+++ GIVEN MATERIAL +++
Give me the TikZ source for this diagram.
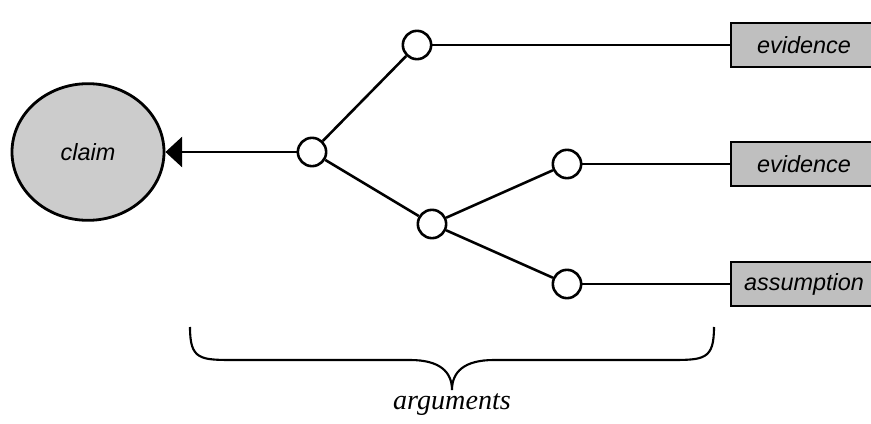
\documentclass[tikz,border=0pt]{standalone}
\usepackage{fontspec}
\setmainfont{Liberation Serif}
\setsansfont{Liberation Sans}
\usetikzlibrary{arrows.meta, shapes.geometric}

\begin{document}
\begin{tikzpicture}[x=0.3mm, y=-0.3mm, line width=2.2pt,
    every node/.style={font=\sffamily\itshape\fontsize{20}{22}\selectfont, align=center},
    claimnode/.style={ellipse, draw, line width=2.4pt, fill=black!20, minimum width=45.6mm, minimum height=41mm, inner sep=0pt},
    dot/.style={circle, draw, fill=white, minimum size=8.5mm, inner sep=0pt},
    leaf/.style={rectangle, draw, line width=2.4pt, fill=black!25, minimum width=43.8mm, minimum height=13.2mm, inner sep=0pt}]
		\clip (0,0) rectangle (871,424);
		\node[claimnode] (claim) at (88,152) {claim};
		\node[dot] (a0) at (312,152) {};
		\node[dot] (a1) at (417,45) {};
		\node[dot] (a2) at (432,224) {};
		\node[dot] (a3) at (567,164) {};
		\node[dot] (a4) at (567,284) {};
		\node[leaf] (ev1) at (804,45) {evidence};
		\node[leaf] (ev2) at (804,164) {evidence};
		\node[leaf] (asm) at (804,284) {assumption};
		\draw[-{Triangle[length=5mm, width=9mm]}] (a0) -- (claim);
		\draw (a0) -- (a1);
		\draw (a0) -- (a2);
		\draw (a2) -- (a3);
		\draw (a2) -- (a4);
		\draw (a1) -- (ev1);
		\draw (a3) -- (ev2);
		\draw (a4) -- (asm);
		\draw[line width=1.8pt] (190,327) .. controls (190,360) and (200,360) .. (235,360) -- (410,360) .. controls (440,360) and (452,372) .. (452,390) .. controls (452,372) and (464,360) .. (494,360) -- (669,360) .. controls (704,360) and (714,360) .. (714,327);
		\node[font=\rmfamily\itshape\fontsize{24}{26}\selectfont] (args) at (452,405) {arguments};
	\end{tikzpicture}
\end{document}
+++
Copy the listing exactly. Any image in it stays out of the copy.

_OUTPUT FOR THIS EXERCISE_
Give me the TikZ source for this diagram.
\documentclass[tikz,border=0pt]{standalone}
\usepackage{fontspec}
\setmainfont{Liberation Serif}
\setsansfont{Liberation Sans}
\usetikzlibrary{arrows.meta, shapes.geometric}

\begin{document}
\begin{tikzpicture}[x=0.3mm, y=-0.3mm, line width=2.2pt,
    every node/.style={font=\sffamily\itshape\fontsize{20}{22}\selectfont, align=center},
    claimnode/.style={ellipse, draw, line width=2.4pt, fill=black!20, minimum width=45.6mm, minimum height=41mm, inner sep=0pt},
    dot/.style={circle, draw, fill=white, minimum size=8.5mm, inner sep=0pt},
    leaf/.style={rectangle, draw, line width=2.4pt, fill=black!25, minimum width=43.8mm, minimum height=13.2mm, inner sep=0pt}]
		\clip (0,0) rectangle (871,424);
		\node[claimnode] (claim) at (88,152) {claim};
		\node[dot] (a0) at (312,152) {};
		\node[dot] (a1) at (417,45) {};
		\node[dot] (a2) at (432,224) {};
		\node[dot] (a3) at (567,164) {};
		\node[dot] (a4) at (567,284) {};
		\node[leaf] (ev1) at (804,45) {evidence};
		\node[leaf] (ev2) at (804,164) {evidence};
		\node[leaf] (asm) at (804,284) {assumption};
		\draw[-{Triangle[length=5mm, width=9mm]}] (a0) -- (claim);
		\draw (a0) -- (a1);
		\draw (a0) -- (a2);
		\draw (a2) -- (a3);
		\draw (a2) -- (a4);
		\draw (a1) -- (ev1);
		\draw (a3) -- (ev2);
		\draw (a4) -- (asm);
		\draw[line width=1.8pt] (190,327) .. controls (190,360) and (200,360) .. (235,360) -- (410,360) .. controls (440,360) and (452,372) .. (452,390) .. controls (452,372) and (464,360) .. (494,360) -- (669,360) .. controls (704,360) and (714,360) .. (714,327);
		\node[font=\rmfamily\itshape\fontsize{24}{26}\selectfont] (args) at (452,405) {arguments};
	\end{tikzpicture}
\end{document}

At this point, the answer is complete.